Companies invest significant resources in hiring, but what happens after a great candidate joins? Without a strong retention strategy, businesses find themselves constantly refilling the same roles, leading to wasted time, increased costs, and a loss of valuable expertise.

The Cost of High Turnover

High turnover is not just a minor inconvenience—it directly impacts business performance and profitability:

  • Replacing an employee costs up to 200% of their salary (Gallup).
  • 78% of employees leave due to a lack of career growth opportunities (LinkedIn).
  • Companies with strong retention strategies increase profitability by 25-50% (Harvard Business Review).

What this means: Retention is not just about keeping employees—it’s about protecting business growth and ensuring long-term stability.
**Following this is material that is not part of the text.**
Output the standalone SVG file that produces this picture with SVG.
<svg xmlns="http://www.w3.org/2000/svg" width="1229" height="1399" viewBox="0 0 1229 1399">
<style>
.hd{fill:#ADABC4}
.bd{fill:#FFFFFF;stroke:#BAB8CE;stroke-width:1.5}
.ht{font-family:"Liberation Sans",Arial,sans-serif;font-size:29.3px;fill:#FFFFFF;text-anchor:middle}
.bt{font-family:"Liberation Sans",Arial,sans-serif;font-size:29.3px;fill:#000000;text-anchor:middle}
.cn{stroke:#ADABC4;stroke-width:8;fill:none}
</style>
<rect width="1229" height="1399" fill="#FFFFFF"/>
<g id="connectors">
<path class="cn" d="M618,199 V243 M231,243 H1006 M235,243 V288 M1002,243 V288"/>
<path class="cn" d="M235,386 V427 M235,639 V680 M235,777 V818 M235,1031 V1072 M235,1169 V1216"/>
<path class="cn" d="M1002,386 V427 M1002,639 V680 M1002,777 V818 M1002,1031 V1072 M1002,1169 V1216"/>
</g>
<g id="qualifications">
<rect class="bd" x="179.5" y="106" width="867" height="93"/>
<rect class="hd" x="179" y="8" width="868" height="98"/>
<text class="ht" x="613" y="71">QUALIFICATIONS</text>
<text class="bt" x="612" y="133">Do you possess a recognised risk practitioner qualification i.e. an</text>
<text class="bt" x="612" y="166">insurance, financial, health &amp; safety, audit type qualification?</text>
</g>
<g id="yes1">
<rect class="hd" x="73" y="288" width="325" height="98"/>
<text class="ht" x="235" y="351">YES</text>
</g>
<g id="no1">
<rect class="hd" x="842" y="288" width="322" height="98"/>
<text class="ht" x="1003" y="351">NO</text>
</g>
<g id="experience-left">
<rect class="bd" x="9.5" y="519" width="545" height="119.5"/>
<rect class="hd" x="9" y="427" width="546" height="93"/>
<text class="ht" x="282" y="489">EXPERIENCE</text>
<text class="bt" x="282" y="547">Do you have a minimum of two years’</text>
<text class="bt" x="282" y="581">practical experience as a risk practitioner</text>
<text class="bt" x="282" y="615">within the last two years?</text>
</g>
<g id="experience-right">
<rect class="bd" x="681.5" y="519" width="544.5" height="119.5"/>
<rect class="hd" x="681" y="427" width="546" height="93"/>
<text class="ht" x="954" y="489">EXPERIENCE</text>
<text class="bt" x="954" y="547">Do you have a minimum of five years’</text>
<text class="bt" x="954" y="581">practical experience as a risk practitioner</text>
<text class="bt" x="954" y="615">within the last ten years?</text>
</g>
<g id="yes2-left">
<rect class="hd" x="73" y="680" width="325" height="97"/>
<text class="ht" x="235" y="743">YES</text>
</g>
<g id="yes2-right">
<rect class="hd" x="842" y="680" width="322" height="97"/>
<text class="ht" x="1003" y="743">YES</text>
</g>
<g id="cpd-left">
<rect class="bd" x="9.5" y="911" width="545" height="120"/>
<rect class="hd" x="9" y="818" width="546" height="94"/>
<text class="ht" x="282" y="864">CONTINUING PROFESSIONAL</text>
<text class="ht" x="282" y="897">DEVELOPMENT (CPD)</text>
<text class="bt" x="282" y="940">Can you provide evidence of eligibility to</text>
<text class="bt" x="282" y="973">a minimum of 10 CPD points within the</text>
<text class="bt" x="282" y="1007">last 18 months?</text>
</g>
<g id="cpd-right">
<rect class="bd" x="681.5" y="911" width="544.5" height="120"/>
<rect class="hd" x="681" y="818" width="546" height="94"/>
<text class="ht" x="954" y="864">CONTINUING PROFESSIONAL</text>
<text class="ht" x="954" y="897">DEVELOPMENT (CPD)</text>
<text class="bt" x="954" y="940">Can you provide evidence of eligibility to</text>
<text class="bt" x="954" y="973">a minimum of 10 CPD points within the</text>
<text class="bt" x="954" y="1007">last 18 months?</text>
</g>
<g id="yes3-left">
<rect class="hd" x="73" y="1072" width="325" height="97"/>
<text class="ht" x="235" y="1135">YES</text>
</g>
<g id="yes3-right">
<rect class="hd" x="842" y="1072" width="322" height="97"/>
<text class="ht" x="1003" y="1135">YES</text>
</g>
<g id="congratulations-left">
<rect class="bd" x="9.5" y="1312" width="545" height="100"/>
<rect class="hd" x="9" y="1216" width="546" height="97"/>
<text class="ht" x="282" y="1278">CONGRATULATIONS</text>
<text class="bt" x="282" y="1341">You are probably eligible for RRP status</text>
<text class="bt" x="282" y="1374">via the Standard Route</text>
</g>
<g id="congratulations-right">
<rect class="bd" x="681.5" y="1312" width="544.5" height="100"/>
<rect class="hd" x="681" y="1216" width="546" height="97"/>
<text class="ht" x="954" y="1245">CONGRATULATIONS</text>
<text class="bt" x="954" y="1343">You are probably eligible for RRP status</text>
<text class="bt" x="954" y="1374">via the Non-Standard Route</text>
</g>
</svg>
Why Retention is More Important Than Recruiting

A strong retention strategy provides several key business advantages:

  • Loyal employees enhance performance – Teams with high retention perform 20% better due to their experience, collaboration, and institutional knowledge.
  • Lower hiring costs – Constant turnover drains recruitment budgets, while strong retention allows companies to invest in employee development instead.
  • Stronger employer brand – High turnover results in negative employer reviews and weakens hiring power, whereas long-term employees become brand advocates.
  • More innovation and growth – Employees who stay longer develop deeper expertise, contribute more strategic insights, and drive long-term success.
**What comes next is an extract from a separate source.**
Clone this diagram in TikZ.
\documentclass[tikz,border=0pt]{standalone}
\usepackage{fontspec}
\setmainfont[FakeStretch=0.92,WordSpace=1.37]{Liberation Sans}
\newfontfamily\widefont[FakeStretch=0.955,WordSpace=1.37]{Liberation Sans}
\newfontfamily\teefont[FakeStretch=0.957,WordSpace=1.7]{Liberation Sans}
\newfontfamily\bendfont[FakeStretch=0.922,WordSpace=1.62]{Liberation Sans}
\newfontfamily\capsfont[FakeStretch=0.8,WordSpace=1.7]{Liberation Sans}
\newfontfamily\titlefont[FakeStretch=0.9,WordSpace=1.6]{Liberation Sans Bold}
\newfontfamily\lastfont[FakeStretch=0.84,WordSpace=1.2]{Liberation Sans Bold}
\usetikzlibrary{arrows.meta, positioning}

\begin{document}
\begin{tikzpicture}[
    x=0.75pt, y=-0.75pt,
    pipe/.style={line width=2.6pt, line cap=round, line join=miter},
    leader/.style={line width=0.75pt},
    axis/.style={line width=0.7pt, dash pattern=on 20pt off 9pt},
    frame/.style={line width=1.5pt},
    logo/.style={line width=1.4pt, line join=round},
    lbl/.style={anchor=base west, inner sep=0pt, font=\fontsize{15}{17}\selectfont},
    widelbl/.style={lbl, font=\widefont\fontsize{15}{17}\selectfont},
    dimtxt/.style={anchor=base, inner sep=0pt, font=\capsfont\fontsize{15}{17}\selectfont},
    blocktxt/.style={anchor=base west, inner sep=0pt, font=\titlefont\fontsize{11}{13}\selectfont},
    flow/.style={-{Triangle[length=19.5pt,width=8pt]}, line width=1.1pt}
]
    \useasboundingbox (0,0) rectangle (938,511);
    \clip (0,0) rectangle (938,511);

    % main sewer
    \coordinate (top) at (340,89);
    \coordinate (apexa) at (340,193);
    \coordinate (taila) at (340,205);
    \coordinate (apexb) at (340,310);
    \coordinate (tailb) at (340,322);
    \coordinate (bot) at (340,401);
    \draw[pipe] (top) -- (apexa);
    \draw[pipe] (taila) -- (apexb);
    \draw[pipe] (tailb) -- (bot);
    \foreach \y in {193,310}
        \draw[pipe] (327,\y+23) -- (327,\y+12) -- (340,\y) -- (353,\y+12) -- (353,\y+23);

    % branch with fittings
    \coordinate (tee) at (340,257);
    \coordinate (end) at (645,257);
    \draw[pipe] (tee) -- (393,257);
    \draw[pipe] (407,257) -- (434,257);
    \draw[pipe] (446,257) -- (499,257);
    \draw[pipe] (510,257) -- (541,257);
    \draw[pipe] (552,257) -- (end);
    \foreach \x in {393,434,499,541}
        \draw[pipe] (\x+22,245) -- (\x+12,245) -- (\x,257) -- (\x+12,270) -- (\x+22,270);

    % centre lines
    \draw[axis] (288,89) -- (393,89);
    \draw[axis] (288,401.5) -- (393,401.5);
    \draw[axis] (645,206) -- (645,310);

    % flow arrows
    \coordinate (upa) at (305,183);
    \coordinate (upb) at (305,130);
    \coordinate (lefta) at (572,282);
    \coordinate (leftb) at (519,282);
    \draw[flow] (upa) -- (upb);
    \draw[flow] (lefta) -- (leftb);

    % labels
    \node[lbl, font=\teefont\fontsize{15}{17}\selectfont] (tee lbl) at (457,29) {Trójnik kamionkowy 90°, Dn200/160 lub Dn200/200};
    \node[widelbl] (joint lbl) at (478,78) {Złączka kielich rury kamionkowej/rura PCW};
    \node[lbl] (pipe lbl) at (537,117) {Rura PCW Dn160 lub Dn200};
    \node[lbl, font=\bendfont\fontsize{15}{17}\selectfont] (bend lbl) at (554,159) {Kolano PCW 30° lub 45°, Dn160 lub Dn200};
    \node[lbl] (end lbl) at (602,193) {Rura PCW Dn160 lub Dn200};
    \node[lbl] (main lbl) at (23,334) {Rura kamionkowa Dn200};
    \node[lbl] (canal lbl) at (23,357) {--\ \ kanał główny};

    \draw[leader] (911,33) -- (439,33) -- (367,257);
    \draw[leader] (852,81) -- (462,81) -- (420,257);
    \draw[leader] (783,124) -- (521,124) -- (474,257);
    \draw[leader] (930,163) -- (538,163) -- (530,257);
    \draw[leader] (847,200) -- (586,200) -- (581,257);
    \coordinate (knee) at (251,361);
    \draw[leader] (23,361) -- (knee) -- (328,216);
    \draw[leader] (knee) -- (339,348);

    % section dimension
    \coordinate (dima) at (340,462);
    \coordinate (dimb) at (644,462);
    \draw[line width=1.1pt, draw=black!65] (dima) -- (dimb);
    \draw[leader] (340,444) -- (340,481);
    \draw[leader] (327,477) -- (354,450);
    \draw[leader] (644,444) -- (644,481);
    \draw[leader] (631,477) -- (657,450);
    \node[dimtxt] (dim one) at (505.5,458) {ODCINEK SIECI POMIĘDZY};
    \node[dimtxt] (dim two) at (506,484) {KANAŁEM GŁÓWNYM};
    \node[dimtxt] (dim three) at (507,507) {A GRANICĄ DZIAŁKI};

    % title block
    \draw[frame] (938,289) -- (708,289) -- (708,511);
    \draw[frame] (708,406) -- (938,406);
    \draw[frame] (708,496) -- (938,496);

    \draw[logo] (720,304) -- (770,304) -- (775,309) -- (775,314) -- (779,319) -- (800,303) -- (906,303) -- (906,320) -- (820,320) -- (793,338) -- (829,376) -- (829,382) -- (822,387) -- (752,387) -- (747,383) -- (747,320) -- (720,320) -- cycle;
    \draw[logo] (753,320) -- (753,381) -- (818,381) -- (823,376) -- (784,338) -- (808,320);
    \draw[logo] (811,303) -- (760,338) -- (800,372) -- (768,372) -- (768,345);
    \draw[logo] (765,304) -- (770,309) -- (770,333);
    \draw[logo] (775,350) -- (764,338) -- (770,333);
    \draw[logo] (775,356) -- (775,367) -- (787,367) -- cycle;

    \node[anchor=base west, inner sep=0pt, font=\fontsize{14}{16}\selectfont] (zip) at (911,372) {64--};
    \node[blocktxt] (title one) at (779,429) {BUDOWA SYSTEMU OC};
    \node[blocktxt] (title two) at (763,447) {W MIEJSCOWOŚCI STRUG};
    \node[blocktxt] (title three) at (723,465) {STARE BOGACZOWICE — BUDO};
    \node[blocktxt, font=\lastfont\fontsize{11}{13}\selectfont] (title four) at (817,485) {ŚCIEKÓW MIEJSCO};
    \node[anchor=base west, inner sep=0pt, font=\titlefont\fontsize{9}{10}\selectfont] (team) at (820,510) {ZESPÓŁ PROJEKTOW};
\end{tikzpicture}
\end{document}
How to Improve Retention and Reduce Hiring Costs

1. Invest in Career Growth

Employees stay longer when they see opportunities for advancement. Providing structured career paths, mentorship programs, and continuous learning helps foster long-term commitment.
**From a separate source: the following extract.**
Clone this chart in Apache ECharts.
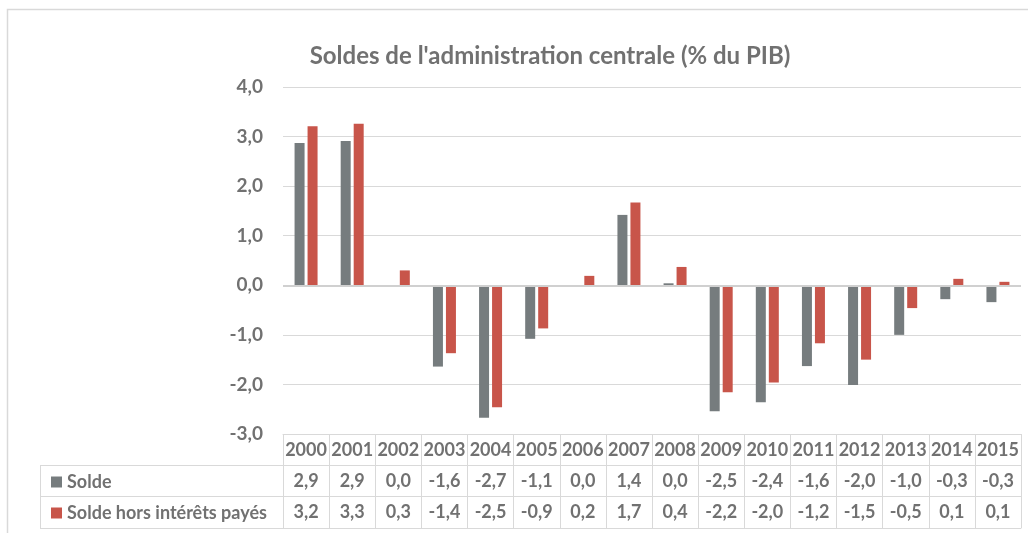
<!DOCTYPE html>
<html>
<head>
<meta charset="utf-8">
<script src="https://cdn.jsdelivr.net/npm/echarts@6/dist/echarts.min.js"></script>
<style>
  html, body { margin: 0; padding: 0; background: #fff; }
  #chart { width: 1028px; height: 533px; }
</style>
</head>
<body>
<div id="chart"></div>
<script>
// données
const annees = ['2000', '2001', '2002', '2003', '2004', '2005', '2006', '2007',
                '2008', '2009', '2010', '2011', '2012', '2013', '2014', '2015'];
const solde = [2.87, 2.91, 0.0, -1.64, -2.67, -1.08, 0.0, 1.42,
               0.04, -2.54, -2.36, -1.63, -2.01, -1.0, -0.28, -0.34];
const soldeHorsInterets = [3.21, 3.26, 0.30, -1.37, -2.46, -0.87, 0.19, 1.67,
                           0.37, -2.16, -1.96, -1.17, -1.50, -0.46, 0.13, 0.07];
const yTicks = { min: -3, max: 4, interval: 1 };

const FONT = 'Lato';
const GREY_TXT = '#717171';
const LINE = '#d9d9d9';

function fr(v) {
  return Number(v).toFixed(1).replace('.', ',');
}

const chart = echarts.init(document.getElementById('chart'));

const labelStyle = {
  color: GREY_TXT, fontFamily: FONT, fontWeight: 'bold', fontSize: 18,
  margin: 7, interval: 0
};

// une ligne du tableau = un axe x décalé vers le bas
function rowAxis(offset, values) {
  return {
    type: 'category', data: annees, position: 'bottom', offset: offset,
    axisLine: { show: true, onZero: false, lineStyle: { color: LINE, width: 1 } },
    axisTick: { show: false },
    axisLabel: values
      ? Object.assign({}, labelStyle, { formatter: (v, i) => fr(values[i]) })
      : { show: false }
  };
}

const option = {
  animation: false,
  title: {
    text: "Soldes de l'administration centrale (% du PIB)",
    left: 545,
    top: 39,
    textAlign: 'center',
    textStyle: { color: GREY_TXT, fontFamily: FONT, fontWeight: 'bold', fontSize: 24 }
  },
  legend: {
    orient: 'vertical',
    left: 46,
    top: 467,
    itemWidth: 11,
    itemHeight: 11,
    itemGap: 11,
    icon: 'rect',
    textStyle: { color: GREY_TXT, fontFamily: FONT, fontWeight: 'bold', fontSize: 18, lineHeight: 20 },
    data: ['Solde', 'Solde hors intérêts payés']
  },
  grid: { left: 283, right: 7, top: 87, bottom: 99 },
  xAxis: [
    {
      type: 'category',
      data: annees,
      position: 'bottom',
      axisLine: { show: true, onZero: false, lineStyle: { color: LINE, width: 1 } },
      axisTick: { show: true, interval: 0, length: 94, lineStyle: { color: LINE, width: 1 } },
      axisLabel: Object.assign({}, labelStyle)
    },
    rowAxis(31, solde),
    rowAxis(62, soldeHorsInterets),
    rowAxis(94, null)
  ],
  yAxis: {
    type: 'value',
    min: yTicks.min,
    max: yTicks.max,
    interval: yTicks.interval,
    axisLine: { show: false },
    axisTick: { show: false },
    splitLine: { lineStyle: { color: LINE, width: 1 } },
    axisLabel: {
      color: GREY_TXT, fontFamily: FONT, fontWeight: 'bold', fontSize: 19, margin: 20,
      formatter: v => fr(v)
    }
  },
  series: [
    {
      name: 'Solde',
      type: 'bar',
      xAxisIndex: 0,
      data: solde,
      barWidth: 10,
      barGap: '30%',
      itemStyle: { color: '#767c7e' },
      markLine: {
        silent: true,
        symbol: 'none',
        label: { show: false },
        lineStyle: { color: '#d0d0d0', width: 2, type: 'solid' },
        data: [{ yAxis: 0 }]
      }
    },
    {
      name: 'Solde hors intérêts payés',
      type: 'bar',
      xAxisIndex: 0,
      data: soldeHorsInterets,
      barWidth: 10,
      barGap: '30%',
      itemStyle: { color: '#c8554a' }
    }
  ],
  graphic: [
    {
      type: 'rect', silent: true,
      shape: { x: 7.5, y: 9.5, width: 1100, height: 600 },
      style: { fill: 'none', stroke: LINE, lineWidth: 1.5 }
    },
    { type: 'line', silent: true, shape: { x1: 40.5, y1: 466, x2: 40.5, y2: 528 }, style: { stroke: LINE, lineWidth: 1 } },
    { type: 'line', silent: true, shape: { x1: 40, y1: 465.5, x2: 283, y2: 465.5 }, style: { stroke: LINE, lineWidth: 1 } },
    { type: 'line', silent: true, shape: { x1: 40, y1: 496.5, x2: 283, y2: 496.5 }, style: { stroke: LINE, lineWidth: 1 } },
    { type: 'line', silent: true, shape: { x1: 40, y1: 528.5, x2: 283, y2: 528.5 }, style: { stroke: LINE, lineWidth: 1 } }
  ]
};

chart.setOption(option);
</script>
</body>
</html>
Example: Employees with clear career progression plans are 3.5x more likely to stay with a company (Deloitte).

2. Improve Leadership and Communication

A poor leadership experience is one of the biggest reasons employees leave. Companies should invest in leadership development programs to ensure managers inspire, engage, and support their teams.

Example: 50% of employees quit due to bad managers (Gallup). Regular feedback and open-door policies increase engagement and trust.

3. Create a Culture of Recognition

Employees who feel valued are more engaged and productive. Recognizing and rewarding achievements, both big and small, contributes to a positive work environment.

Example: Employees who feel appreciated are 5x more engaged and 31% more productive (SHRM). A simple “thank you” or public acknowledgment can significantly boost morale.

4. Support Work-Life Balance

Burnout is a major driver of disengagement and resignations. Offering flexible work policies and promoting a healthy work-life balance can improve retention rates.

Example: Companies with flexible work arrangements retain 78% more employees (Gartner).

Key Takeaway

Hiring top talent is important, but keeping them is what truly drives long-term business success. Investing in career development, leadership training, employee recognition, and work-life balance strengthens teams, enhances productivity, and reduces hiring costs. A well-structured retention strategy ensures employees stay engaged, satisfied, and committed to business growth.